## The problem
Collect all the lines that mention the word "this".

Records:
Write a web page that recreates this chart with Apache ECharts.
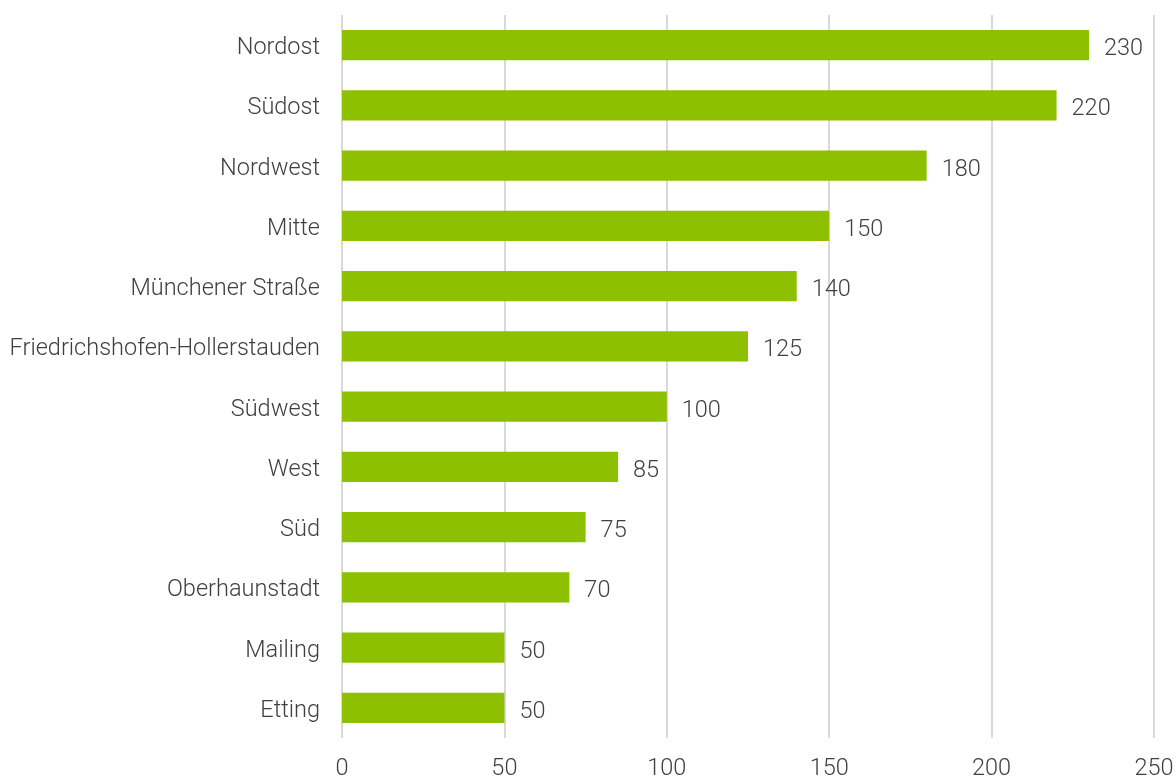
<!DOCTYPE html>
<html>
<head>
<meta charset="utf-8">
<script src="https://cdn.jsdelivr.net/npm/echarts@6/dist/echarts.min.js"></script>
<style>
html, body { margin: 0; padding: 0; background: #fff; }
#chart { width: 1176px; height: 778px; }
</style>
</head>
<body>
<div id="chart"></div>
<script>
var categories = ['Etting', 'Mailing', 'Oberhaunstadt', 'Süd', 'West', 'Südwest',
	'Friedrichshofen-Hollerstauden', 'Münchener Straße', 'Mitte', 'Nordwest', 'Südost', 'Nordost'];
var values = [50, 50, 70, 75, 85, 100, 125, 140, 150, 180, 220, 230];
var xTicks = [0, 50, 100, 150, 200, 250];

var textColor = '#404040';
var font = 'Roboto, "Liberation Sans", sans-serif';

var chart = echarts.init(document.getElementById('chart'));
var option = {
	animation: false,
	grid: {
		left: 342,
		right: 22,
		top: 15,
		bottom: 40,
		outerBoundsMode: 'none'
	},
	xAxis: {
		type: 'value',
		min: xTicks[0],
		max: xTicks[xTicks.length - 1],
		interval: 50,
		axisLine: { show: false },
		axisTick: { show: false },
		splitLine: { show: true, lineStyle: { color: '#d9d9d9', width: 2 } },
		axisLabel: {
			color: textColor,
			fontSize: 23.5,
			fontFamily: font,
			fontWeight: 300,
			margin: 19
		}
	},
	yAxis: {
		type: 'category',
		data: categories,
		axisLine: { show: false },
		axisTick: { show: false },
		axisLabel: {
			color: textColor,
			fontSize: 23.5,
			fontFamily: font,
			fontWeight: 300,
			margin: 22,
			verticalAlign: 'top',
			lineHeight: 6
		}
	},
	series: [{
		type: 'bar',
		data: values,
		barCategoryGap: '50%',
		itemStyle: { color: '#8dc000' },
		label: {
			show: true,
			position: 'right',
			distance: 15,
			offset: [0, 4],
			color: textColor,
			fontSize: 23.5,
			fontFamily: font,
			fontWeight: 300
		}
	}]
};
chart.setOption(option);
</script>
</body>
</html>
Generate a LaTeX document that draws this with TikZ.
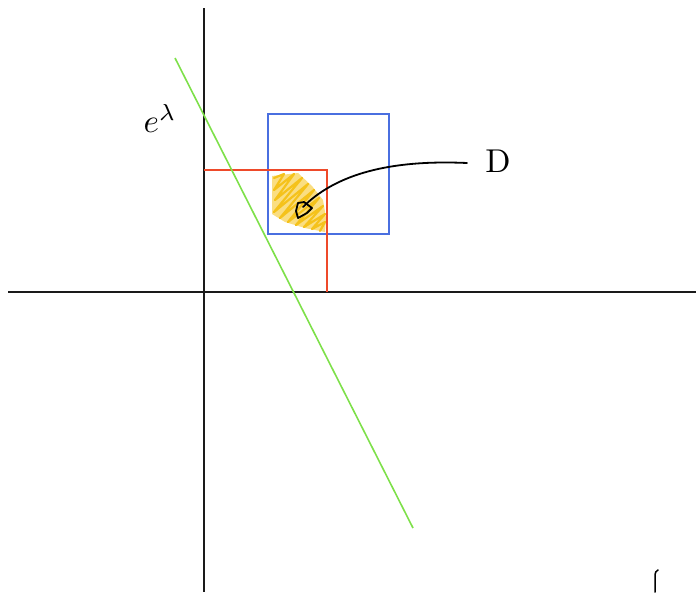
\documentclass[tikz,border=0pt]{standalone}
\usepackage{tikz}
\usepackage{graphicx}
\definecolor{axisc}{HTML}{1A1A1A}
\definecolor{greenc}{HTML}{7EE04A}
\definecolor{bluec}{HTML}{4A6FE0}
\definecolor{redc}{HTML}{EE4A2A}
\definecolor{yellowc}{HTML}{F5C21B}
\tikzset{
  axis/.style={draw=axisc, line width=1.6pt},
  gline/.style={draw=greenc, line width=1.6pt},
  bbox/.style={draw=bluec, line width=1.6pt},
  rline/.style={draw=redc, line width=1.6pt},
  scrib/.style={draw=yellowc, line width=2.2pt, line join=round, line cap=round},
  pen/.style={draw=black, line width=1.8pt, line cap=round, line join=round},
  lab/.style={inner sep=0pt}
}
\begin{document}
\begin{tikzpicture}[x=1pt,y=-1pt]
\useasboundingbox (0,0) rectangle (696,592);
% axes
\draw[axis] (204,8) -- (204,592);
\draw[axis] (8,292) -- (696,292);
% yellow region
\fill[yellowc, opacity=0.55] (272,176) -- (298,173) -- (312,186) -- (323,200) -- (326,218) -- (325,232) -- (305,228) -- (285,222) -- (272,214) -- cycle;
\draw[scrib] (274,178) -- (284,174) -- (274,190) -- (294,174) -- (275,200) -- (302,178) -- (274,212) -- (308,184) -- (280,218) -- (314,190) -- (288,222) -- (319,198) -- (296,225) -- (323,206) -- (304,227) -- (325,214) -- (312,229) -- (325,222) -- (320,231);
% blue square
\draw[bbox] (268,114) rectangle (389,234);
% red lines
\draw[rline] (204,170) -- (327,170) -- (327,292);
% green line
\draw[gline] (175,58) -- (413,528);
% labels
\node[lab] (D) at (498,161) {\scalebox{3.3}{$\mathrm{D}$}};
\node[lab] (el) at (160,118) {\scalebox{3.3}{$e^{\lambda}$}};
% arrow
\coordinate (start) at (467,163);
\coordinate (tip) at (303,207);
\draw[pen] (start) .. controls (400,160) and (340,170) .. (tip);
\draw[pen] (298,203) -- (304,202) -- (312,208) -- (307,213) -- (298,218) -- (296,211) -- cycle;
% small mark
\draw[pen, line width=1.5pt] (655,592) -- (655,577) .. controls (655,572) and (656,571) .. (658,570);
\end{tikzpicture}
\end{document}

## Written solution
Write a web page that recreates this chart with Apache ECharts.
Generate a LaTeX document that draws this with TikZ.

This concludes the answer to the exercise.